Recorded data
►
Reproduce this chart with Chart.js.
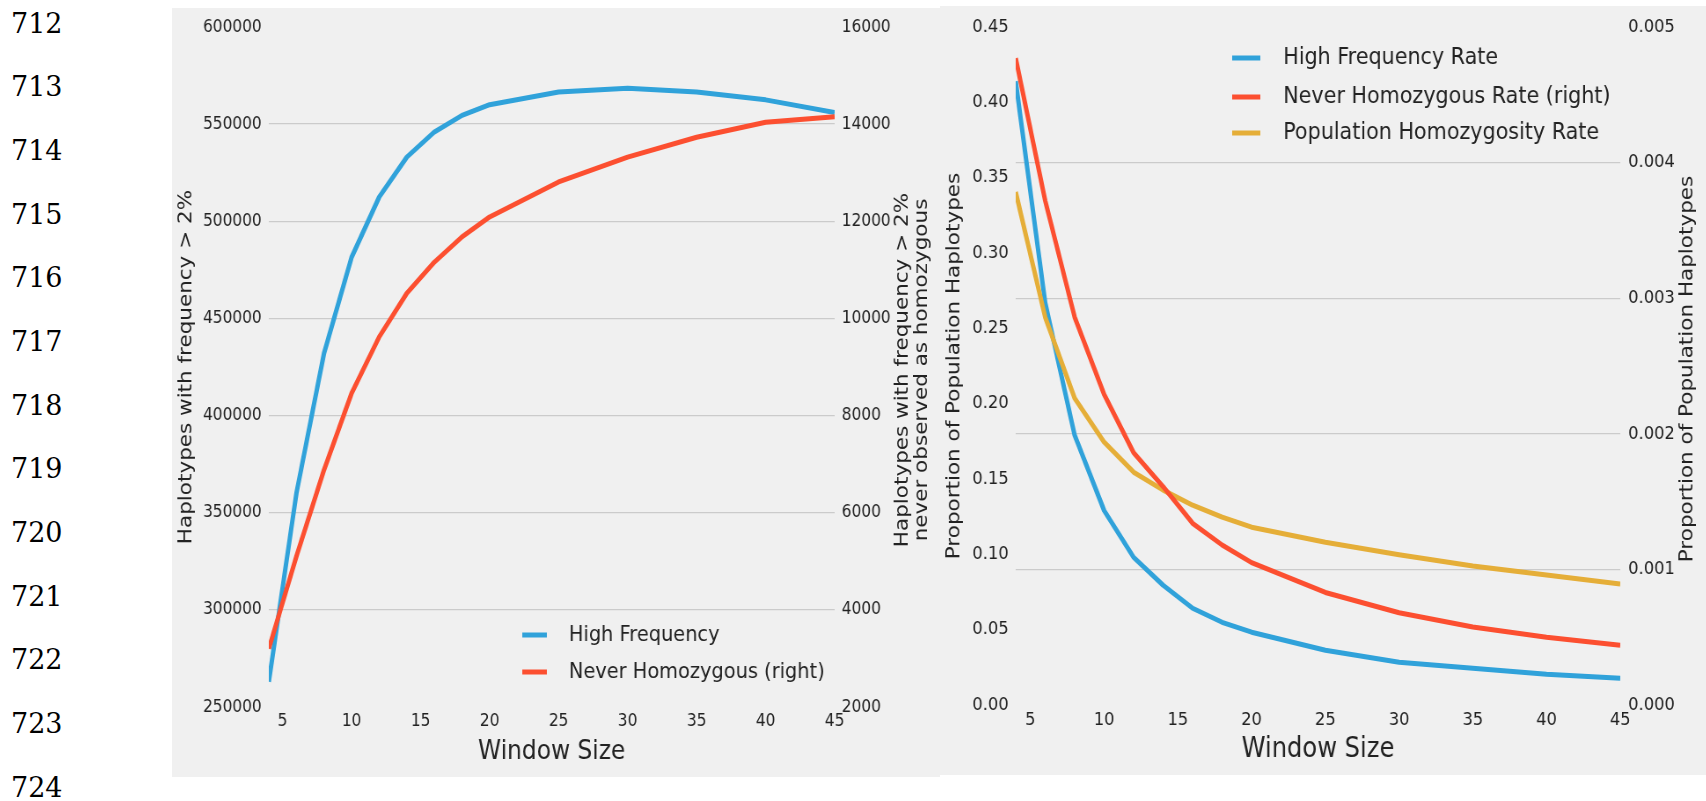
<!DOCTYPE html>
<html>
<head>
<meta charset="utf-8">
<title>Haplotypes by window size</title>
<script src="https://cdn.jsdelivr.net/npm/chart.js@4.4.1/dist/chart.umd.min.js"></script>
<style>
  body { margin: 0; background: #fff; width: 1706px; height: 801px; position: relative; overflow: hidden; }
  .lineno { position: absolute; left: 11px; font-family: "DejaVu Serif", serif; font-size: 27px; line-height: 32px; color: #000; }
  .panel { position: absolute; background: #f0f0f0; overflow: hidden; }
  .panel canvas { display: block; transform: scaleX(0.88); transform-origin: 0 0; }
</style>
</head>
<body>

<div id="linenos"></div>

<div class="panel" style="left:172px;top:8px;width:768px;height:769px">
  <canvas id="countChart" width="873" height="769"></canvas>
</div>

<div class="panel" style="left:940px;top:6px;width:766px;height:769px">
  <canvas id="rateChart" width="870" height="769"></canvas>
</div>

<script>

// DATA
const windowSizes = [4, 6, 8, 10, 12, 14, 16, 18, 20, 25, 30, 35, 40, 45];

const highFreqCount = [263000, 360000, 432000, 481500, 512500, 533000, 546000, 554500, 560000, 566500, 568500, 566500, 562500, 556000];
const neverHomCount = [3200, 5100, 6880, 8460, 9620, 10520, 11160, 11680, 12090, 12810, 13320, 13730, 14040, 14150];

const highFreqRate = [0.414, 0.267, 0.179, 0.129, 0.098, 0.0795, 0.0642, 0.0549, 0.0483, 0.0363, 0.0284, 0.0244, 0.0204, 0.0177];
const neverHomRate = [0.00477, 0.00372, 0.00286, 0.00229, 0.00186, 0.00161, 0.00134, 0.00118, 0.00105, 0.00083, 0.00068, 0.000575, 0.0005, 0.00044];
const popHomRate = [0.3405, 0.2574, 0.2036, 0.1744, 0.1545, 0.1426, 0.1326, 0.1247, 0.118, 0.108, 0.0997, 0.0922, 0.0863, 0.0803];

// TICKS
const xTicks = [5, 10, 15, 20, 25, 30, 35, 40, 45];
const countTicks = [250000, 300000, 350000, 400000, 450000, 500000, 550000, 600000];
const neverCountTicks = [2000, 4000, 6000, 8000, 10000, 12000, 14000, 16000];
const rateTicks = [0, 0.05, 0.1, 0.15, 0.2, 0.25, 0.3, 0.35, 0.4, 0.45];
const neverRateTicks = [0, 0.001, 0.002, 0.003, 0.004, 0.005];

const lineNumbers = [712, 713, 714, 715, 716, 717, 718, 719, 720, 721, 722, 723, 724];


// LINE NUMBERS DOWN THE MARGIN
const linenos = document.getElementById("linenos");
lineNumbers.forEach((n, i) => {
    linenos.innerHTML += `<div class="lineno" style="top:${(23 + i * 63.67 - 15.5).toFixed(1)}px">${n}</div>`;
});


Chart.defaults.font.family = "'DejaVu Sans', sans-serif";
Chart.defaults.color = "#222";

const BLUE = "#30a2da";
const RED = "#fc4f30";
const GOLD = "#e5ae38";
const GRID = "#cbcbcb";

function points(values){
    return windowSizes.map((w, i) => ({ x: w, y: values[i] }));
}

function useTicks(list){
    return function(scale){
        scale.ticks = list.map(v => ({ value: v }));
    };
}

function innerGrid(c){
    const last = c.scale.ticks.length - 1;
    return (c.index === 0 || c.index === last) ? "rgba(0,0,0,0)" : GRID;
}

function lineSet(label, values, color, axis, order){
    return {
        label: label,
        data: points(values),
        borderColor: color,
        backgroundColor: color,
        borderWidth: 5,
        pointRadius: 0,
        tension: 0,
        borderJoinStyle: "round",
        yAxisID: axis,
        order: order
    };
}


// LEGEND INSIDE THE PLOT AND RIGHT-HAND TITLE READING UPWARDS
const decorations = {
    id: "decorations",
    afterDraw(chart, args, opts){

        const ctx = chart.ctx;
        ctx.save();

        ctx.font = `${opts.legendSize}px 'DejaVu Sans'`;
        ctx.textBaseline = "middle";
        ctx.textAlign = "left";

        opts.legendOrder.forEach((dsIndex, i) => {
            const ds = chart.data.datasets[dsIndex];
            const y = opts.legendY[i];
            ctx.strokeStyle = ds.borderColor;
            ctx.lineWidth = 5;
            ctx.beginPath();
            ctx.moveTo(opts.legendX, y);
            ctx.lineTo(opts.legendX + opts.legendLine, y);
            ctx.stroke();
            ctx.fillStyle = "#222";
            ctx.fillText(ds.label, opts.legendText, y);
        });

        const s = chart.scales.y1;
        const cy = (s.top + s.bottom) / 2 + 3;
        ctx.font = "21.5px 'DejaVu Sans'";
        ctx.textAlign = "center";
        ctx.fillStyle = "#222";
        const n = opts.rightTitle.length;
        opts.rightTitle.forEach((line, i) => {
            const x = s.right - 21 - (n - 1 - i) * 21.3;
            ctx.save();
            ctx.translate(x, cy);
            ctx.rotate(-Math.PI / 2);
            ctx.fillText(line, 0, 0);
            ctx.restore();
        });

        ctx.restore();
    }
};


function xAxis(titleSize, titleBottom){
    return {
        type: "linear",
        min: 4,
        max: 45,
        afterBuildTicks: useTicks(xTicks),
        afterFit(scale){ scale.height = 70; },
        grid: { display: false, drawTicks: false },
        border: { display: false },
        ticks: { font: { size: titleSize > 27 ? 18.5 : 17.5 }, padding: 4, maxRotation: 0, autoSkip: false },
        title: {
            display: true,
            text: "Window Size",
            font: { size: titleSize },
            padding: { top: 0, bottom: titleBottom }
        }
    };
}


// LEFT: COUNTS
new Chart(document.getElementById("countChart").getContext("2d"), {
    type: "line",
    data: {
        datasets: [
            lineSet("High Frequency", highFreqCount, BLUE, "y", 1),
            lineSet("Never Homozygous (right)", neverHomCount, RED, "y1", 0)
        ]
    },
    options: {
        responsive: false,
        animation: false,
        devicePixelRatio: 1,
        layout: { padding: { top: 19, left: 0, right: 0, bottom: 0 } },
        scales: {
            x: xAxis(26.5, 9.4),
            y: {
                position: "left",
                min: 250000,
                max: 600000,
                afterBuildTicks: useTicks(countTicks),
                afterFit(scale){ scale.width = 110; },
                grid: { color: innerGrid, lineWidth: 1.3, drawTicks: false },
                border: { display: false },
                ticks: { font: { size: 17.5 }, padding: 8, callback: v => String(v) },
                title: {
                    display: true,
                    text: "Haplotypes with frequency > 2%",
                    font: { size: 21.5 },
                    padding: { top: 4, bottom: 0 }
                }
            },
            y1: {
                position: "right",
                min: 2000,
                max: 16000,
                afterBuildTicks: useTicks(neverCountTicks),
                afterFit(scale){ scale.width = 120; },
                grid: { display: false, drawTicks: false },
                border: { display: false },
                ticks: { font: { size: 17.5 }, padding: 8, callback: v => String(v) }
            }
        },
        plugins: {
            legend: { display: false },
            tooltip: { enabled: false },
            decorations: {
                legendOrder: [0, 1],
                legendY: [627, 664],
                legendX: 398,
                legendLine: 28,
                legendText: 451,
                legendSize: 22,
                rightTitle: ["Haplotypes with frequency > 2%", "never observed as homozygous"]
            }
        }
    },
    plugins: [decorations]
});


// RIGHT: RATES
new Chart(document.getElementById("rateChart").getContext("2d"), {
    type: "line",
    data: {
        datasets: [
            lineSet("High Frequency Rate", highFreqRate, BLUE, "y", 2),
            lineSet("Never Homozygous Rate (right)", neverHomRate, RED, "y1", 0),
            lineSet("Population Homozygosity Rate", popHomRate, GOLD, "y", 1)
        ]
    },
    options: {
        responsive: false,
        animation: false,
        devicePixelRatio: 1,
        layout: { padding: { top: 21, left: 0, right: 0, bottom: 0 } },
        scales: {
            x: xAxis(27.5, 8.5),
            y: {
                position: "left",
                min: 0,
                max: 0.45,
                afterBuildTicks: useTicks(rateTicks),
                afterFit(scale){ scale.width = 86; },
                grid: { display: false, drawTicks: false },
                border: { display: false },
                ticks: { font: { size: 18.5 }, padding: 8, callback: v => v.toFixed(2) },
                title: {
                    display: true,
                    text: "Proportion of Population Haplotypes",
                    font: { size: 21.5 },
                    padding: { top: 4, bottom: 0 }
                }
            },
            y1: {
                position: "right",
                min: 0,
                max: 0.005,
                afterBuildTicks: useTicks(neverRateTicks),
                afterFit(scale){ scale.width = 97; },
                grid: { color: innerGrid, lineWidth: 1.3, drawTicks: false },
                border: { display: false },
                ticks: { font: { size: 18.5 }, padding: 9, callback: v => v.toFixed(3) }
            }
        },
        plugins: {
            legend: { display: false },
            tooltip: { enabled: false },
            decorations: {
                legendOrder: [0, 1, 2],
                legendY: [52, 91, 127],
                legendX: 332,
                legendLine: 32,
                legendText: 390,
                legendSize: 23.5,
                rightTitle: ["Proportion of Population Haplotypes"]
            }
        }
    },
    plugins: [decorations]
});

</script>
</body>
</html>
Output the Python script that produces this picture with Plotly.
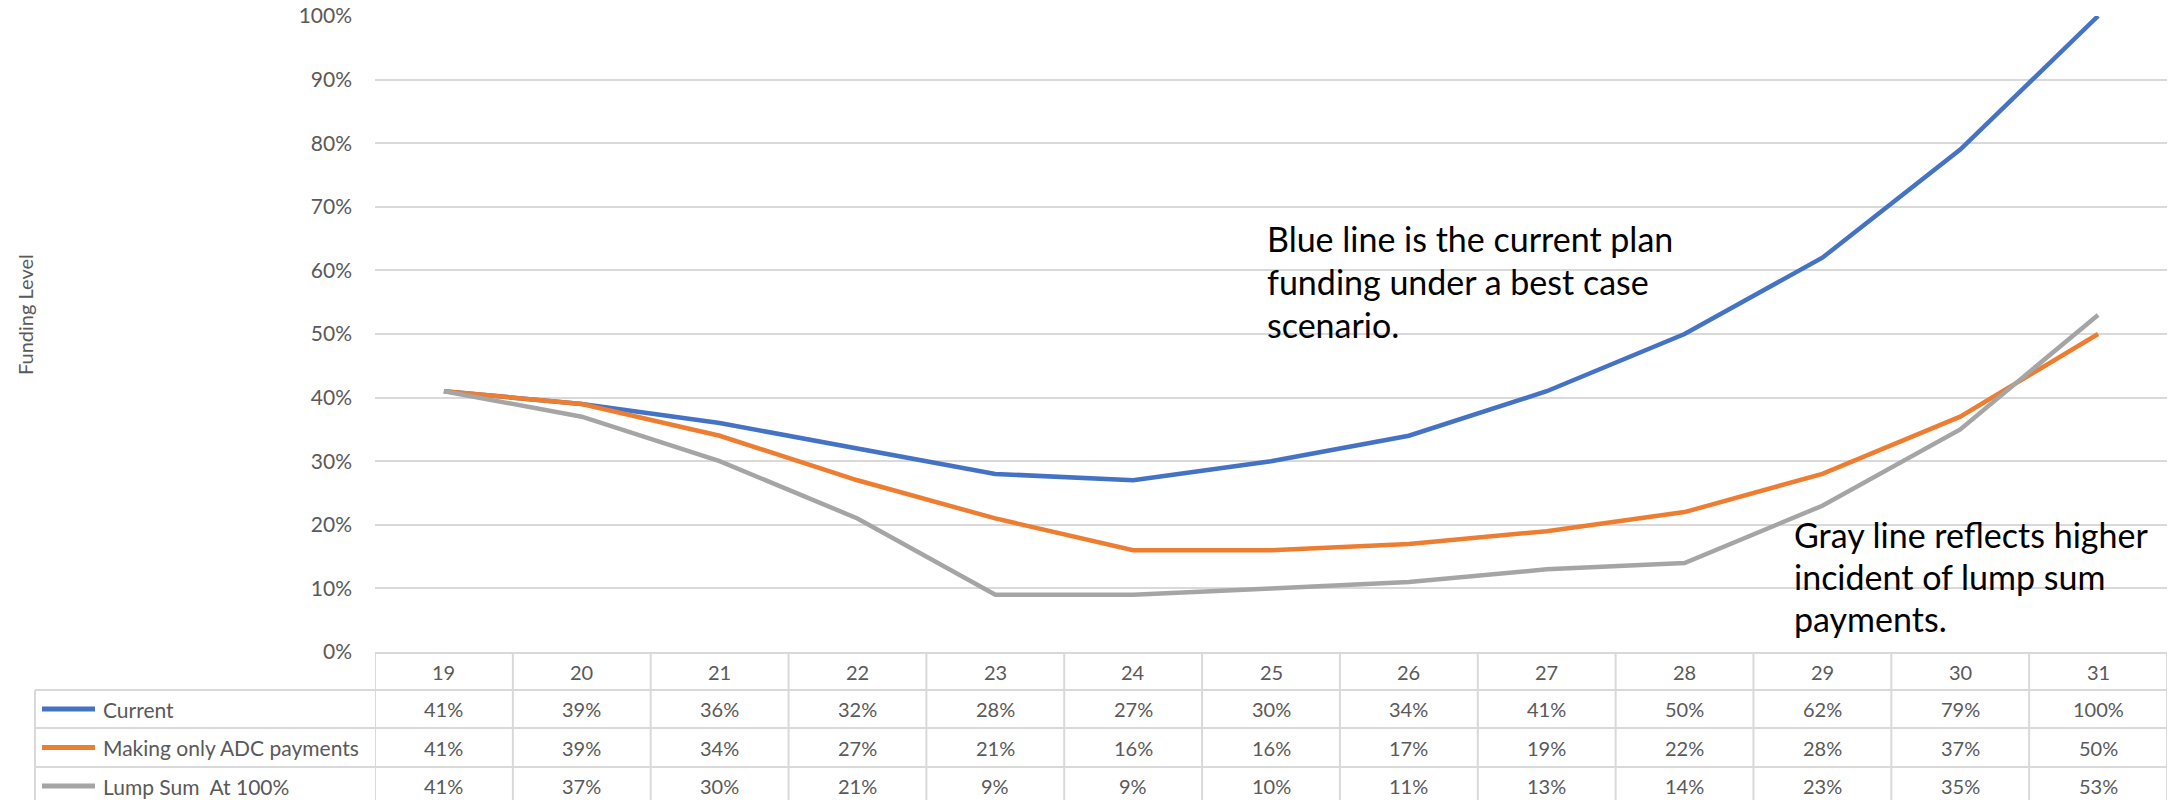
import plotly.graph_objects as go

categories = [19, 20, 21, 22, 23, 24, 25, 26, 27, 28, 29, 30, 31]
current = [41, 39, 36, 32, 28, 27, 30, 34, 41, 50, 62, 79, 100]
adc_only = [41, 39, 34, 27, 21, 16, 16, 17, 19, 22, 28, 37, 50]
lump_sum = [41, 37, 30, 21, 9, 9, 10, 11, 13, 14, 23, 35, 53]
series_names = ["Current", "Making only ADC payments", "Lump Sum  At 100%"]
series_colors = ["#4472C4", "#ED7D31", "#A5A5A5"]
y_ticks = [0, 10, 20, 30, 40, 50, 60, 70, 80, 90, 100]
note_blue = ["Blue line is the current plan", "funding under a best case", "scenario."]
note_gray = ["Gray line reflects higher", "incident of lump sum", "payments."]

W, H = 2183, 800
L, R, T, B = 375, 16, 16, 148
PW, PH = W - L - R, H - T - B
FONT = "Lato"
GRID = "#d9d9d9"
TXT = "#595959"


def py(p):
    return (H - B - p) / PH


def px(p):
    return (p - L) / PW


xs = list(range(len(categories)))
series = [current, adc_only, lump_sum]

fig = go.Figure()
for name, vals, col in zip(series_names, series, series_colors):
    fig.add_trace(go.Scatter(
        x=xs, y=[v / 100 for v in vals], mode="lines", name=name,
        line=dict(color=col, width=4.5), showlegend=False,
    ))

shapes = []
annotations = []

# table horizontal borders
shapes.append(dict(type="line", xref="paper", yref="paper", x0=0, x1=1,
                   y0=py(653), y1=py(653), line=dict(color=GRID, width=2)))
for yy in [690, 728, 767]:
    shapes.append(dict(type="line", xref="paper", yref="paper", x0=px(35), x1=1,
                       y0=py(yy), y1=py(yy), line=dict(color=GRID, width=2)))
# vertical borders
for i in range(len(categories) + 1):
    shapes.append(dict(type="line", xref="x", yref="paper", x0=i - 0.5, x1=i - 0.5,
                       y0=py(653), y1=py(810), line=dict(color=GRID, width=2)))
shapes.append(dict(type="line", xref="paper", yref="paper", x0=px(35), x1=px(35),
                   y0=py(690), y1=py(810), line=dict(color=GRID, width=2)))

# header row
for i, c in enumerate(categories):
    annotations.append(dict(xref="x", yref="paper", x=i, y=py(671.5), text=str(c),
                            showarrow=False, font=dict(family=FONT, size=20, color=TXT),
                            xanchor="center", yanchor="middle"))

row_centers = [709, 747.5, 786]
for name, vals, col, rc in zip(series_names, series, series_colors, row_centers):
    shapes.append(dict(type="line", xref="paper", yref="paper", x0=px(42), x1=px(95),
                       y0=py(rc), y1=py(rc), line=dict(color=col, width=5)))
    annotations.append(dict(xref="paper", yref="paper", x=px(101), y=py(rc), text=name,
                            showarrow=False, font=dict(family=FONT, size=21, color=TXT),
                            xanchor="left", yanchor="middle"))
    for i, v in enumerate(vals):
        annotations.append(dict(xref="x", yref="paper", x=i, y=py(rc), text=f"{v}%",
                                showarrow=False, font=dict(family=FONT, size=20, color=TXT),
                                xanchor="center", yanchor="middle"))

# notes
for line, yy in zip(note_blue, [238, 281, 324]):
    annotations.append(dict(xref="paper", yref="paper", x=px(1265), y=py(yy), text=line,
                            showarrow=False, font=dict(family=FONT, size=34, color="#000000"),
                            xanchor="left", yanchor="middle"))
for line, yy in zip(note_gray, [534, 576, 618]):
    annotations.append(dict(xref="paper", yref="paper", x=px(1792), y=py(yy), text=line,
                            showarrow=False, font=dict(family=FONT, size=34, color="#000000"),
                            xanchor="left", yanchor="middle"))

# y-axis title
annotations.append(dict(xref="paper", yref="paper", x=px(25), y=py(315), text="Funding Level",
                        textangle=-90, showarrow=False,
                        font=dict(family=FONT, size=20, color=TXT),
                        xanchor="center", yanchor="middle"))

fig.update_layout(
    width=W, height=H,
    margin=dict(l=L, r=R, t=T, b=B, pad=0, autoexpand=False),
    paper_bgcolor="white", plot_bgcolor="white",
    font=dict(family=FONT, color=TXT),
    shapes=shapes, annotations=annotations,
    xaxis=dict(range=[-0.5, len(categories) - 0.5], showticklabels=False,
               showgrid=False, zeroline=False, showline=False, fixedrange=True,
               automargin=False),
    yaxis=dict(range=[0, 1], tickvals=[t / 100 for t in y_ticks],
               ticktext=[f"{t}%" for t in y_ticks],
               showgrid=True, gridcolor=GRID, gridwidth=2, zeroline=False,
               showline=False, ticks="", ticklabelstandoff=22, automargin=False,
               tickfont=dict(family=FONT, size=21, color=TXT)),
)

fig.write_html("out.html")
◄
Pictures excluded, retype exactly the lines running from the one with "Output the Python" through the one with "import plotly.graph_objects as go". Include both end lines and nothing more.

Output the Python script that produces this picture with Plotly.
import plotly.graph_objects as go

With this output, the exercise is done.